→ Exercise: Emit an exact copy of the lines running from the start of the records to the line containing "(tn) at (513,123)", both included.

→ Data items:
::::::::
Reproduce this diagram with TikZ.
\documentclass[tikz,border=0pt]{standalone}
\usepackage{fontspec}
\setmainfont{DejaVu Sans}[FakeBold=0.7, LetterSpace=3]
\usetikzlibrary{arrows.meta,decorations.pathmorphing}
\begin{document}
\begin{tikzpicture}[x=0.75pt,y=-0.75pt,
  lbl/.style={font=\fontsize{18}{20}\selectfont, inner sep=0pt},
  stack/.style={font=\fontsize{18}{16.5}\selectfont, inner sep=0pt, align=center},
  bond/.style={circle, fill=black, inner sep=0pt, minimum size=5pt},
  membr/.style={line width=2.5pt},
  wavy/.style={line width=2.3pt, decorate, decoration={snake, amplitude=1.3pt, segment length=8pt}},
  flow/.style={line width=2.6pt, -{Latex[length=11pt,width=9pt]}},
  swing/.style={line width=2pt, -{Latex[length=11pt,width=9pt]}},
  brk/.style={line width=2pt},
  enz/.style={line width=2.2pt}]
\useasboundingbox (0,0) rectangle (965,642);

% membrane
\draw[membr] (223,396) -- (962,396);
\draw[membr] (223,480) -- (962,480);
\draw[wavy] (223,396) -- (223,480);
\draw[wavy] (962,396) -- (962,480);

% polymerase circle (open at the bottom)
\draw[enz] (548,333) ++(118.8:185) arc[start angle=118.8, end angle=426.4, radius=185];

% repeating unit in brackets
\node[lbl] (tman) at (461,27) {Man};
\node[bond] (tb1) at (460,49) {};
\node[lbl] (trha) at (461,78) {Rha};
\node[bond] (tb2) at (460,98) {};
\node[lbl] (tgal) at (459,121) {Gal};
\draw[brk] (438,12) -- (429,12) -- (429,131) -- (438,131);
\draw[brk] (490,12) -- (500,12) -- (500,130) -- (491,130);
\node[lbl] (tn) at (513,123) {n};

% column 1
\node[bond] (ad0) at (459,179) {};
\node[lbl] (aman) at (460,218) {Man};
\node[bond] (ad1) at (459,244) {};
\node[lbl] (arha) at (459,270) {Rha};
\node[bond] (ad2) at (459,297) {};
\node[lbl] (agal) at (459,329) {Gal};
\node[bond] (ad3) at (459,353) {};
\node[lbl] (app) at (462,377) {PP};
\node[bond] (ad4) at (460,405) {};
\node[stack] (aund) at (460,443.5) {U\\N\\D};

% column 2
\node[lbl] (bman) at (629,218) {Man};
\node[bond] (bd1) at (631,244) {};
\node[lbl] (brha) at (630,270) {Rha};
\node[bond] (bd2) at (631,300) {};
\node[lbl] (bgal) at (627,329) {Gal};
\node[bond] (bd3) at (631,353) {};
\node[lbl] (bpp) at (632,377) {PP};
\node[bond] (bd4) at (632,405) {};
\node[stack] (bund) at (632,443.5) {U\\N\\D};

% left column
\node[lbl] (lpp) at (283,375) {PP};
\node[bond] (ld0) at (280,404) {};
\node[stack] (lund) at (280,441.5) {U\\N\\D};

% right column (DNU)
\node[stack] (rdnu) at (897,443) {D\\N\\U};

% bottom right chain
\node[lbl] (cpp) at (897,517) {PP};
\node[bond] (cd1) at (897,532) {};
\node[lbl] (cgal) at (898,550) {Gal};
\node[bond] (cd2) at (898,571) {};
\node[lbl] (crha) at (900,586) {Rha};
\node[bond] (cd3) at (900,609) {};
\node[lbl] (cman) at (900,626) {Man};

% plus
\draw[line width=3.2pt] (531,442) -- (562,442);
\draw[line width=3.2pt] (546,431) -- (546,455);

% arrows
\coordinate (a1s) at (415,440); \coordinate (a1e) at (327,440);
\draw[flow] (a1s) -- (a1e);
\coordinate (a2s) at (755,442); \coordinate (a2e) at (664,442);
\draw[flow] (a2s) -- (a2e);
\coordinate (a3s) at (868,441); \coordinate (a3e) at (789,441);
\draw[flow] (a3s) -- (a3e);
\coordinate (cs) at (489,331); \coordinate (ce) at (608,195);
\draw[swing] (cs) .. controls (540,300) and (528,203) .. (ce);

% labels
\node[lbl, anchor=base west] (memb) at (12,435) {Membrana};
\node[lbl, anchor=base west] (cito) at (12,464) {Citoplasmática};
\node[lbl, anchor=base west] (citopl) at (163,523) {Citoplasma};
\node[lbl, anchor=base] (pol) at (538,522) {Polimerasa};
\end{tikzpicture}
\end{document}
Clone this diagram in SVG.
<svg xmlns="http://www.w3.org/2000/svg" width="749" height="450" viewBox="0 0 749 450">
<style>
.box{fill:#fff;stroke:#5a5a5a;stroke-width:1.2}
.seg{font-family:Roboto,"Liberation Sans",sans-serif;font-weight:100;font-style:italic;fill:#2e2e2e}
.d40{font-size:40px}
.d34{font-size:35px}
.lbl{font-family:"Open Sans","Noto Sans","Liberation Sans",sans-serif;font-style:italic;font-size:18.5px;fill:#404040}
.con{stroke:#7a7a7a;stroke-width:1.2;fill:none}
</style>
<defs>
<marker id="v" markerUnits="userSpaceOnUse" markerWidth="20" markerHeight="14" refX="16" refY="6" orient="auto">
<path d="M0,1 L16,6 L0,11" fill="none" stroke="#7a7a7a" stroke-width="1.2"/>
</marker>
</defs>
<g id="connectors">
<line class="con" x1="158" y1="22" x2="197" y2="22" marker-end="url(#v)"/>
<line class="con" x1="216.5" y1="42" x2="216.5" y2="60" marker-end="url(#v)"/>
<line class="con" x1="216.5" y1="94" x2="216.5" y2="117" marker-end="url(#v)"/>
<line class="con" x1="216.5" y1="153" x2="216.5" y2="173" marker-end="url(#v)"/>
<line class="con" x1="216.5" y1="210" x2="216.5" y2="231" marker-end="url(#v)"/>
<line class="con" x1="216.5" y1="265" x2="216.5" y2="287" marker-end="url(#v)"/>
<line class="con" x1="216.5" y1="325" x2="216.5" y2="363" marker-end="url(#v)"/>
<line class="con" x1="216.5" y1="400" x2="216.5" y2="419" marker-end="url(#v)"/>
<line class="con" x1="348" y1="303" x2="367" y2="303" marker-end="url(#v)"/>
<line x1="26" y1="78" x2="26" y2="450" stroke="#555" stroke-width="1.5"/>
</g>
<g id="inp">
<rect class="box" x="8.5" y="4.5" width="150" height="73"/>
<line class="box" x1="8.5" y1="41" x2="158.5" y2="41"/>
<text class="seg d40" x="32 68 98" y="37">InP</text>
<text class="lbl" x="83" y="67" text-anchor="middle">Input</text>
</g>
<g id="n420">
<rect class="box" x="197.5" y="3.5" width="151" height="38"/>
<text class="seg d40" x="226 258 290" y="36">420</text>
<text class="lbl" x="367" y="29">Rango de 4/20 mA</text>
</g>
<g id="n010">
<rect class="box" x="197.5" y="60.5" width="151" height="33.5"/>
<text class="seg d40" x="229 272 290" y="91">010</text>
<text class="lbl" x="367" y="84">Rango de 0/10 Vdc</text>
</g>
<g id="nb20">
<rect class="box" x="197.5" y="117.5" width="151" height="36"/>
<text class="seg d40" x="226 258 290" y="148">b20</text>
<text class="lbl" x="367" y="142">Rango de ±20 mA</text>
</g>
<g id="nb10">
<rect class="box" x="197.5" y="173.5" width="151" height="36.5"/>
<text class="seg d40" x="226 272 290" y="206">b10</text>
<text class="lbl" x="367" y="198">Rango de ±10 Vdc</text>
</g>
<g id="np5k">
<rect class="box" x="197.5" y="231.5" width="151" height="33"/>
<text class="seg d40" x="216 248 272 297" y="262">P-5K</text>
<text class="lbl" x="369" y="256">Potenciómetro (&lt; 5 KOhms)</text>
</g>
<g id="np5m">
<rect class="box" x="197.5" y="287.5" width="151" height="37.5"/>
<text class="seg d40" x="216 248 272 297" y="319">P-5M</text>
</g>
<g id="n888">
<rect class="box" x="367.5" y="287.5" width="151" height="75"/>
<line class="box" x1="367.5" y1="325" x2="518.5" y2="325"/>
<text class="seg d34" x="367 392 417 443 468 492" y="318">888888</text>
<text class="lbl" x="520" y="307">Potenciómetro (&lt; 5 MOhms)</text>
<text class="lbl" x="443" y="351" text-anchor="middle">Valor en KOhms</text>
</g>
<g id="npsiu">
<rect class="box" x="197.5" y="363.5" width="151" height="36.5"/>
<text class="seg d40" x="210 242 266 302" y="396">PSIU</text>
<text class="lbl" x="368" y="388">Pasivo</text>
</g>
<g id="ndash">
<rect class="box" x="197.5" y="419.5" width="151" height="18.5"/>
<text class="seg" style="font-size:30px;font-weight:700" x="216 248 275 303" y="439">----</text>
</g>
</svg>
::::::::
→ Right answer:
Reproduce this diagram with TikZ.
\documentclass[tikz,border=0pt]{standalone}
\usepackage{fontspec}
\setmainfont{DejaVu Sans}[FakeBold=0.7, LetterSpace=3]
\usetikzlibrary{arrows.meta,decorations.pathmorphing}
\begin{document}
\begin{tikzpicture}[x=0.75pt,y=-0.75pt,
  lbl/.style={font=\fontsize{18}{20}\selectfont, inner sep=0pt},
  stack/.style={font=\fontsize{18}{16.5}\selectfont, inner sep=0pt, align=center},
  bond/.style={circle, fill=black, inner sep=0pt, minimum size=5pt},
  membr/.style={line width=2.5pt},
  wavy/.style={line width=2.3pt, decorate, decoration={snake, amplitude=1.3pt, segment length=8pt}},
  flow/.style={line width=2.6pt, -{Latex[length=11pt,width=9pt]}},
  swing/.style={line width=2pt, -{Latex[length=11pt,width=9pt]}},
  brk/.style={line width=2pt},
  enz/.style={line width=2.2pt}]
\useasboundingbox (0,0) rectangle (965,642);

% membrane
\draw[membr] (223,396) -- (962,396);
\draw[membr] (223,480) -- (962,480);
\draw[wavy] (223,396) -- (223,480);
\draw[wavy] (962,396) -- (962,480);

% polymerase circle (open at the bottom)
\draw[enz] (548,333) ++(118.8:185) arc[start angle=118.8, end angle=426.4, radius=185];

% repeating unit in brackets
\node[lbl] (tman) at (461,27) {Man};
\node[bond] (tb1) at (460,49) {};
\node[lbl] (trha) at (461,78) {Rha};
\node[bond] (tb2) at (460,98) {};
\node[lbl] (tgal) at (459,121) {Gal};
\draw[brk] (438,12) -- (429,12) -- (429,131) -- (438,131);
\draw[brk] (490,12) -- (500,12) -- (500,130) -- (491,130);
\node[lbl] (tn) at (513,123) {n};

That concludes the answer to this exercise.